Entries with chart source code
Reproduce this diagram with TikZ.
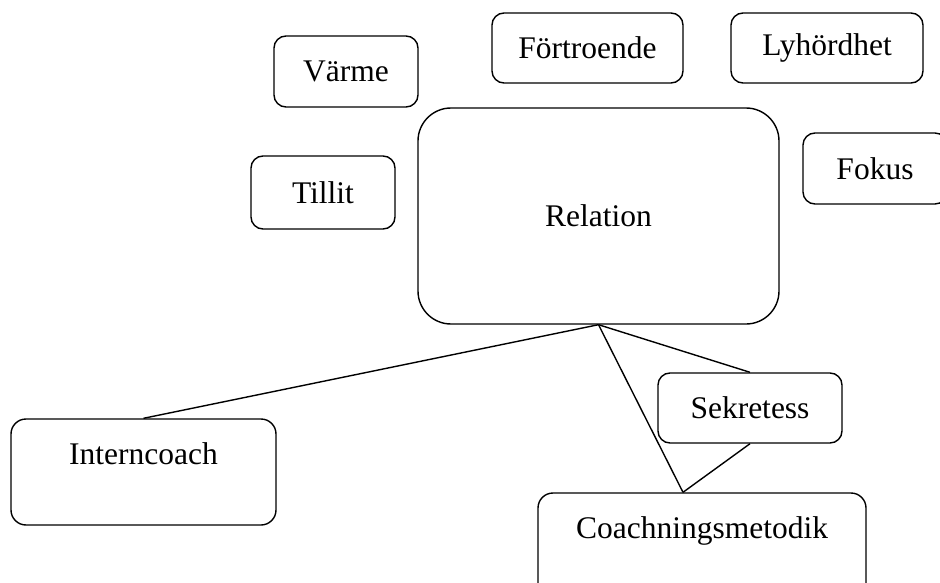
\documentclass[tikz,border=0pt]{standalone}
\usepackage{fontspec}
\setmainfont{Liberation Serif}
\usepackage{tikz}

\begin{document}
\begin{tikzpicture}[x=1pt, y=-1pt,
    box/.style={draw, line width=1.4pt, rounded corners=12pt, fill=white, inner sep=0pt,
      font=\fontsize{31.5}{38}\selectfont},
    toptext/.style={label={[anchor=north, inner sep=0pt, yshift=-24pt,
      font=\fontsize{31.5}{38}\selectfont]north:#1}},
    link/.style={line width=1.4pt}]
    \useasboundingbox (0,0) rectangle (940,583);
    \clip (0,0) rectangle (940,583);
    \node[box, minimum width=144pt, minimum height=71pt] (varme) at (346,71.5) {Värme};
    \node[box, minimum width=191pt, minimum height=70pt] (fortro) at (587.5,48) {Förtroende};
    \node[box, minimum width=192pt, minimum height=70pt] (lyhord) at (827,48) {Lyhördhet};
    \node[box, minimum width=144pt, minimum height=73pt] (tillit) at (323,192.5) {Tillit};
    \node[box, minimum width=144pt, minimum height=71pt] (fokus) at (875,168.5) {Fokus};
    \node[box, rounded corners=33pt, minimum width=361pt, minimum height=216pt] (relation) at (598.5,216) {Relation};
    \node[box, minimum width=184pt, minimum height=70pt] (sekret) at (750,408) {Sekretess};
    \node[box, rounded corners=15pt, minimum width=265pt, minimum height=106pt,
      toptext=Interncoach] (intern) at (143.5,472) {};
    \node[box, rounded corners=15pt, minimum width=328pt, minimum height=110pt,
      toptext=Coachningsmetodik] (coach) at (702,548) {};
    \coordinate (coachtop) at ([xshift=-19pt]coach.north);
    \draw[link] (relation.south) -- (intern.north);
    \draw[link] (relation.south) -- (coachtop);
    \draw[link] (relation.south) -- (sekret.north);
    \draw[link] (sekret.south) -- (coachtop);
\end{tikzpicture}
\end{document}
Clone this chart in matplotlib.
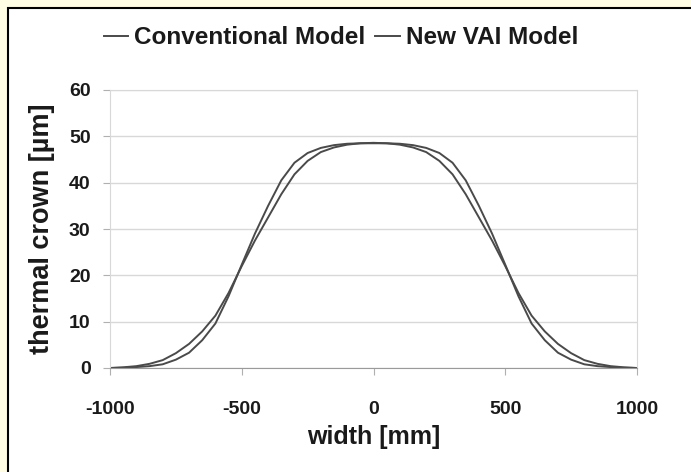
import matplotlib.pyplot as plt
from matplotlib.patches import Rectangle

plt.rcParams['font.family'] = ['Liberation Sans', 'DejaVu Sans']
plt.rcParams['axes.unicode_minus'] = False

# width positions [mm] and thermal crown [um]
width = [-1000, -950, -900, -850, -800, -750, -700, -650, -600, -550, -500,
         -450, -400, -350, -300, -250, -200, -150, -100, -50, 0,
         50, 100, 150, 200, 250, 300, 350, 400, 450, 500,
         550, 600, 650, 700, 750, 800, 850, 900, 950, 1000]

conventional = [0.0, 0.15, 0.4, 0.9, 1.7, 3.2, 5.2, 7.9, 11.3, 16.2, 22.0,
                27.5, 32.5, 37.5, 41.8, 44.7, 46.6, 47.6, 48.2, 48.5, 48.6,
                48.5, 48.2, 47.6, 46.6, 44.7, 41.8, 37.5, 32.5, 27.5, 22.0,
                16.2, 11.3, 7.9, 5.2, 3.2, 1.7, 0.9, 0.4, 0.15, 0.0]

new_vai = [0.0, 0.05, 0.2, 0.4, 0.8, 1.8, 3.3, 6.0, 9.6, 15.5, 22.3,
           29.0, 35.0, 40.5, 44.3, 46.4, 47.5, 48.1, 48.4, 48.5, 48.5,
           48.5, 48.4, 48.1, 47.5, 46.4, 44.3, 40.5, 35.0, 29.0, 22.3,
           15.5, 9.6, 6.0, 3.3, 1.8, 0.8, 0.4, 0.2, 0.05, 0.0]

x_ticks = [-1000, -500, 0, 500, 1000]
y_ticks = [0, 10, 20, 30, 40, 50, 60]

fig = plt.figure(figsize=(6.91, 4.72), dpi=100)
fig.patch.set_facecolor('#fffde3')

# white panel with black frame (runs off the right and bottom edges)
fig.patches.append(Rectangle((8 / 691, -0.05), 1.0, 1 - 8 / 472 + 0.05,
                             transform=fig.transFigure, facecolor='white',
                             edgecolor='black', linewidth=1.5, zorder=-10))

ax = fig.add_axes([110 / 691, 1 - 368 / 472, 527 / 691, 278 / 472])
ax.set_facecolor('white')

ax.plot(width, conventional, color='#4a4a4a', linewidth=1.4, label='Conventional Model')
ax.plot(width, new_vai, color='#4a4a4a', linewidth=1.4, label='New VAI Model')

ax.set_xlim(-1000, 1000)
ax.set_ylim(0, 60)
ax.set_xticks(x_ticks)
ax.set_yticks(y_ticks)
ax.yaxis.grid(True, color='#d8d8d8', linewidth=1.0)
ax.set_axisbelow(True)

for side in ['left', 'right', 'top']:
    ax.spines[side].set_color('#d8d8d8')
ax.spines['bottom'].set_color('#9a9a9a')
ax.tick_params(axis='both', length=5, color='#b0b0b0', labelsize=14)
ax.tick_params(axis='x', pad=19)
ax.tick_params(axis='y', pad=9)
for lab in ax.get_xticklabels() + ax.get_yticklabels():
    lab.set_fontweight('bold')
    lab.set_color('#1a1a1a')

ax.set_xlabel('width [mm]', fontsize=18, fontweight='bold', color='#1a1a1a', labelpad=5)
ax.set_ylabel('thermal crown [µm]', fontsize=19.5, fontweight='bold', color='#1a1a1a', labelpad=10)

fig.legend(loc='center', bbox_to_anchor=(341 / 691, 1 - 38 / 472), ncol=2,
           frameon=False, handlelength=1.0, handletextpad=0.25, columnspacing=0.4,
           prop={'size': 17.5, 'weight': 'bold'}, labelcolor='#1a1a1a')

fig.savefig('out.png', dpi=100, facecolor=fig.get_facecolor())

> [Aim]:
Repeat the records above exactly, leaving out the pictures.

> [Output of the task]:
Reproduce this diagram with TikZ.
\documentclass[tikz,border=0pt]{standalone}
\usepackage{fontspec}
\setmainfont{Liberation Serif}
\usepackage{tikz}

\begin{document}
\begin{tikzpicture}[x=1pt, y=-1pt,
    box/.style={draw, line width=1.4pt, rounded corners=12pt, fill=white, inner sep=0pt,
      font=\fontsize{31.5}{38}\selectfont},
    toptext/.style={label={[anchor=north, inner sep=0pt, yshift=-24pt,
      font=\fontsize{31.5}{38}\selectfont]north:#1}},
    link/.style={line width=1.4pt}]
    \useasboundingbox (0,0) rectangle (940,583);
    \clip (0,0) rectangle (940,583);
    \node[box, minimum width=144pt, minimum height=71pt] (varme) at (346,71.5) {Värme};
    \node[box, minimum width=191pt, minimum height=70pt] (fortro) at (587.5,48) {Förtroende};
    \node[box, minimum width=192pt, minimum height=70pt] (lyhord) at (827,48) {Lyhördhet};
    \node[box, minimum width=144pt, minimum height=73pt] (tillit) at (323,192.5) {Tillit};
    \node[box, minimum width=144pt, minimum height=71pt] (fokus) at (875,168.5) {Fokus};
    \node[box, rounded corners=33pt, minimum width=361pt, minimum height=216pt] (relation) at (598.5,216) {Relation};
    \node[box, minimum width=184pt, minimum height=70pt] (sekret) at (750,408) {Sekretess};
    \node[box, rounded corners=15pt, minimum width=265pt, minimum height=106pt,
      toptext=Interncoach] (intern) at (143.5,472) {};
    \node[box, rounded corners=15pt, minimum width=328pt, minimum height=110pt,
      toptext=Coachningsmetodik] (coach) at (702,548) {};
    \coordinate (coachtop) at ([xshift=-19pt]coach.north);
    \draw[link] (relation.south) -- (intern.north);
    \draw[link] (relation.south) -- (coachtop);
    \draw[link] (relation.south) -- (sekret.north);
    \draw[link] (sekret.south) -- (coachtop);
\end{tikzpicture}
\end{document}
Clone this chart in matplotlib.
import matplotlib.pyplot as plt
from matplotlib.patches import Rectangle

plt.rcParams['font.family'] = ['Liberation Sans', 'DejaVu Sans']
plt.rcParams['axes.unicode_minus'] = False

# width positions [mm] and thermal crown [um]
width = [-1000, -950, -900, -850, -800, -750, -700, -650, -600, -550, -500,
         -450, -400, -350, -300, -250, -200, -150, -100, -50, 0,
         50, 100, 150, 200, 250, 300, 350, 400, 450, 500,
         550, 600, 650, 700, 750, 800, 850, 900, 950, 1000]

conventional = [0.0, 0.15, 0.4, 0.9, 1.7, 3.2, 5.2, 7.9, 11.3, 16.2, 22.0,
                27.5, 32.5, 37.5, 41.8, 44.7, 46.6, 47.6, 48.2, 48.5, 48.6,
                48.5, 48.2, 47.6, 46.6, 44.7, 41.8, 37.5, 32.5, 27.5, 22.0,
                16.2, 11.3, 7.9, 5.2, 3.2, 1.7, 0.9, 0.4, 0.15, 0.0]

new_vai = [0.0, 0.05, 0.2, 0.4, 0.8, 1.8, 3.3, 6.0, 9.6, 15.5, 22.3,
           29.0, 35.0, 40.5, 44.3, 46.4, 47.5, 48.1, 48.4, 48.5, 48.5,
           48.5, 48.4, 48.1, 47.5, 46.4, 44.3, 40.5, 35.0, 29.0, 22.3,
           15.5, 9.6, 6.0, 3.3, 1.8, 0.8, 0.4, 0.2, 0.05, 0.0]

x_ticks = [-1000, -500, 0, 500, 1000]
y_ticks = [0, 10, 20, 30, 40, 50, 60]

fig = plt.figure(figsize=(6.91, 4.72), dpi=100)
fig.patch.set_facecolor('#fffde3')

# white panel with black frame (runs off the right and bottom edges)
fig.patches.append(Rectangle((8 / 691, -0.05), 1.0, 1 - 8 / 472 + 0.05,
                             transform=fig.transFigure, facecolor='white',
                             edgecolor='black', linewidth=1.5, zorder=-10))

ax = fig.add_axes([110 / 691, 1 - 368 / 472, 527 / 691, 278 / 472])
ax.set_facecolor('white')

ax.plot(width, conventional, color='#4a4a4a', linewidth=1.4, label='Conventional Model')
ax.plot(width, new_vai, color='#4a4a4a', linewidth=1.4, label='New VAI Model')

ax.set_xlim(-1000, 1000)
ax.set_ylim(0, 60)
ax.set_xticks(x_ticks)
ax.set_yticks(y_ticks)
ax.yaxis.grid(True, color='#d8d8d8', linewidth=1.0)
ax.set_axisbelow(True)

for side in ['left', 'right', 'top']:
    ax.spines[side].set_color('#d8d8d8')
ax.spines['bottom'].set_color('#9a9a9a')
ax.tick_params(axis='both', length=5, color='#b0b0b0', labelsize=14)
ax.tick_params(axis='x', pad=19)
ax.tick_params(axis='y', pad=9)
for lab in ax.get_xticklabels() + ax.get_yticklabels():
    lab.set_fontweight('bold')
    lab.set_color('#1a1a1a')

ax.set_xlabel('width [mm]', fontsize=18, fontweight='bold', color='#1a1a1a', labelpad=5)
ax.set_ylabel('thermal crown [µm]', fontsize=19.5, fontweight='bold', color='#1a1a1a', labelpad=10)

fig.legend(loc='center', bbox_to_anchor=(341 / 691, 1 - 38 / 472), ncol=2,
           frameon=False, handlelength=1.0, handletextpad=0.25, columnspacing=0.4,
           prop={'size': 17.5, 'weight': 'bold'}, labelcolor='#1a1a1a')

fig.savefig('out.png', dpi=100, facecolor=fig.get_facecolor())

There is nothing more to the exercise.